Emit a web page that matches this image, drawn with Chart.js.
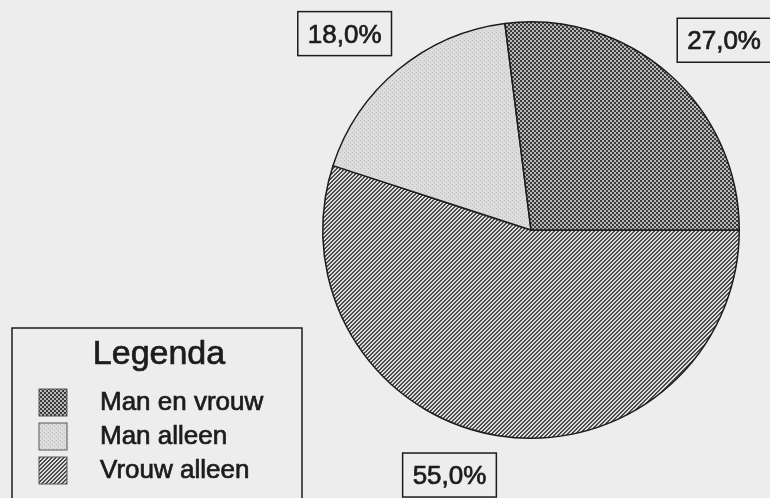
<!DOCTYPE html>
<html>
<head>
<meta charset="utf-8">
<script src="https://cdn.jsdelivr.net/npm/chart.js@4/dist/chart.umd.min.js"></script>
<style>
  body { margin: 0; background: #ededed; }
  #wrap { width: 770px; height: 498px; }
</style>
</head>
<body>
<div id="wrap"><canvas id="pie" width="770" height="498"></canvas></div>
<script>
// data, in drawing order (clockwise from 3 o'clock)
var labels = ['Vrouw alleen', 'Man alleen', 'Man en vrouw'];
var shares = [55, 18, 27];
var shareText = ['55,0%', '18,0%', '27,0%'];
var legendTitle = 'Legenda';
var legendOrder = ['Man en vrouw', 'Man alleen', 'Vrouw alleen'];

var ink = '#1c1c1c';
var paper = '#ededed';
var font = '"Liberation Sans", Arial, sans-serif';

var canvas = document.getElementById('pie');
var ctx = canvas.getContext('2d');

function makePattern(size, draw) {
  var c = document.createElement('canvas');
  c.width = size;
  c.height = size;
  var g = c.getContext('2d');
  draw(g, size);
  return ctx.createPattern(c, 'repeat');
}

// slightly heavier than regular, like the scanned type
function inkText(c, txt, x, y) {
  c.fillText(txt, x, y);
  c.lineWidth = 0.7;
  c.strokeStyle = ink;
  c.strokeText(txt, x, y);
}

// diagonal "/" lines
var hatch = makePattern(4, function (g, n) {
  g.fillStyle = '#dedede';
  g.fillRect(0, 0, n, n);
  g.fillStyle = '#4a4a4a';
  for (var x = 0; x < n; x++)
    for (var y = 0; y < n; y++)
      if ((x + y) % n < 2) g.fillRect(x, y, 1, 1);
});
// light stipple
var stipple = makePattern(4, function (g, n) {
  g.fillStyle = '#dcdcdc';
  g.fillRect(0, 0, n, n);
  g.fillStyle = '#c0c0c0';
  g.fillRect(0, 0, 1, 1);
  g.fillRect(2, 2, 1, 1);
});
// dark checker
var checker = makePattern(4, function (g, n) {
  g.fillStyle = '#b8b8b8';
  g.fillRect(0, 0, n, n);
  g.fillStyle = '#3a3a3a';
  g.fillRect(0, 0, 2, 2);
  g.fillRect(2, 2, 2, 2);
});
var fills = [hatch, stipple, checker];

// boxed percent labels round the pie
var boxLabels = {
  id: 'boxLabels',
  afterDatasetsDraw: function (chart, args, opts) {
    var c = chart.ctx;
    var arcs = chart.getDatasetMeta(0).data;
    c.save();
    c.font = '26px ' + font;
    arcs.forEach(function (arc, i) {
      var mid = (arc.startAngle + arc.endAngle) / 2 + opts.nudge[i] * Math.PI / 180;
      var r = arc.outerRadius * opts.dist[i];
      var cx = arc.x + Math.cos(mid) * r;
      var cy = arc.y + Math.sin(mid) * r;
      var txt = shareText[i];
      var w = c.measureText(txt).width + 20;
      var h = 44;
      c.fillStyle = paper;
      c.fillRect(cx - w / 2, cy - h / 2, w, h);
      c.lineWidth = 1.5;
      c.strokeStyle = ink;
      c.strokeRect(cx - w / 2, cy - h / 2, w, h);
      c.fillStyle = ink;
      c.textAlign = 'center';
      c.textBaseline = 'alphabetic';
      inkText(c, txt, cx, cy + 9);
    });
    c.restore();
  }
};

// framed legend, bottom left
var boxLegend = {
  id: 'boxLegend',
  afterDraw: function (chart) {
    var c = chart.ctx;
    c.save();
    c.lineWidth = 1.5;
    c.strokeStyle = ink;
    c.strokeRect(12, 328, 290, 190);
    c.fillStyle = ink;
    c.textAlign = 'center';
    c.font = '34px ' + font;
    inkText(c, legendTitle, 159, 364);
    c.textAlign = 'left';
    c.font = '26px ' + font;
    legendOrder.forEach(function (name, k) {
      var i = labels.indexOf(name);
      var base = 410 + k * 34;
      c.fillStyle = fills[i];
      c.fillRect(39, base - 21, 28, 27);
      c.lineWidth = 1;
      c.strokeStyle = '#555';
      c.strokeRect(39, base - 21, 28, 27);
      c.fillStyle = ink;
      inkText(c, name, 100, base);
    });
    c.restore();
  }
};

new Chart(ctx, {
  type: 'pie',
  data: {
    labels: labels,
    datasets: [{
      data: shares,
      backgroundColor: fills,
      borderColor: ink,
      borderWidth: 1.5
    }]
  },
  options: {
    responsive: false,
    animation: false,
    events: [],
    rotation: 90,
    layout: { padding: { left: 322, right: 30, top: 21, bottom: 59 } },
    plugins: {
      legend: { display: false },
      tooltip: { enabled: false },
      boxLabels: { nudge: [9.4, -3.9, 4.1], dist: [1.24, 1.3, 1.3] }
    }
  },
  plugins: [boxLabels, boxLegend]
});
</script>
</body>
</html>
-*-
= Stated task =
Reproduce the listing word for word and omit its pictures.

= Solution to this problem =
Emit a web page that matches this image, drawn with Chart.js.
<!DOCTYPE html>
<html>
<head>
<meta charset="utf-8">
<script src="https://cdn.jsdelivr.net/npm/chart.js@4/dist/chart.umd.min.js"></script>
<style>
  body { margin: 0; background: #ededed; }
  #wrap { width: 770px; height: 498px; }
</style>
</head>
<body>
<div id="wrap"><canvas id="pie" width="770" height="498"></canvas></div>
<script>
// data, in drawing order (clockwise from 3 o'clock)
var labels = ['Vrouw alleen', 'Man alleen', 'Man en vrouw'];
var shares = [55, 18, 27];
var shareText = ['55,0%', '18,0%', '27,0%'];
var legendTitle = 'Legenda';
var legendOrder = ['Man en vrouw', 'Man alleen', 'Vrouw alleen'];

var ink = '#1c1c1c';
var paper = '#ededed';
var font = '"Liberation Sans", Arial, sans-serif';

var canvas = document.getElementById('pie');
var ctx = canvas.getContext('2d');

function makePattern(size, draw) {
  var c = document.createElement('canvas');
  c.width = size;
  c.height = size;
  var g = c.getContext('2d');
  draw(g, size);
  return ctx.createPattern(c, 'repeat');
}

// slightly heavier than regular, like the scanned type
function inkText(c, txt, x, y) {
  c.fillText(txt, x, y);
  c.lineWidth = 0.7;
  c.strokeStyle = ink;
  c.strokeText(txt, x, y);
}

// diagonal "/" lines
var hatch = makePattern(4, function (g, n) {
  g.fillStyle = '#dedede';
  g.fillRect(0, 0, n, n);
  g.fillStyle = '#4a4a4a';
  for (var x = 0; x < n; x++)
    for (var y = 0; y < n; y++)
      if ((x + y) % n < 2) g.fillRect(x, y, 1, 1);
});
// light stipple
var stipple = makePattern(4, function (g, n) {
  g.fillStyle = '#dcdcdc';
  g.fillRect(0, 0, n, n);
  g.fillStyle = '#c0c0c0';
  g.fillRect(0, 0, 1, 1);
  g.fillRect(2, 2, 1, 1);
});
// dark checker
var checker = makePattern(4, function (g, n) {
  g.fillStyle = '#b8b8b8';
  g.fillRect(0, 0, n, n);
  g.fillStyle = '#3a3a3a';
  g.fillRect(0, 0, 2, 2);
  g.fillRect(2, 2, 2, 2);
});
var fills = [hatch, stipple, checker];

// boxed percent labels round the pie
var boxLabels = {
  id: 'boxLabels',
  afterDatasetsDraw: function (chart, args, opts) {
    var c = chart.ctx;
    var arcs = chart.getDatasetMeta(0).data;
    c.save();
    c.font = '26px ' + font;
    arcs.forEach(function (arc, i) {
      var mid = (arc.startAngle + arc.endAngle) / 2 + opts.nudge[i] * Math.PI / 180;
      var r = arc.outerRadius * opts.dist[i];
      var cx = arc.x + Math.cos(mid) * r;
      var cy = arc.y + Math.sin(mid) * r;
      var txt = shareText[i];
      var w = c.measureText(txt).width + 20;
      var h = 44;
      c.fillStyle = paper;
      c.fillRect(cx - w / 2, cy - h / 2, w, h);
      c.lineWidth = 1.5;
      c.strokeStyle = ink;
      c.strokeRect(cx - w / 2, cy - h / 2, w, h);
      c.fillStyle = ink;
      c.textAlign = 'center';
      c.textBaseline = 'alphabetic';
      inkText(c, txt, cx, cy + 9);
    });
    c.restore();
  }
};

// framed legend, bottom left
var boxLegend = {
  id: 'boxLegend',
  afterDraw: function (chart) {
    var c = chart.ctx;
    c.save();
    c.lineWidth = 1.5;
    c.strokeStyle = ink;
    c.strokeRect(12, 328, 290, 190);
    c.fillStyle = ink;
    c.textAlign = 'center';
    c.font = '34px ' + font;
    inkText(c, legendTitle, 159, 364);
    c.textAlign = 'left';
    c.font = '26px ' + font;
    legendOrder.forEach(function (name, k) {
      var i = labels.indexOf(name);
      var base = 410 + k * 34;
      c.fillStyle = fills[i];
      c.fillRect(39, base - 21, 28, 27);
      c.lineWidth = 1;
      c.strokeStyle = '#555';
      c.strokeRect(39, base - 21, 28, 27);
      c.fillStyle = ink;
      inkText(c, name, 100, base);
    });
    c.restore();
  }
};

new Chart(ctx, {
  type: 'pie',
  data: {
    labels: labels,
    datasets: [{
      data: shares,
      backgroundColor: fills,
      borderColor: ink,
      borderWidth: 1.5
    }]
  },
  options: {
    responsive: false,
    animation: false,
    events: [],
    rotation: 90,
    layout: { padding: { left: 322, right: 30, top: 21, bottom: 59 } },
    plugins: {
      legend: { display: false },
      tooltip: { enabled: false },
      boxLabels: { nudge: [9.4, -3.9, 4.1], dist: [1.24, 1.3, 1.3] }
    }
  },
  plugins: [boxLabels, boxLegend]
});
</script>
</body>
</html>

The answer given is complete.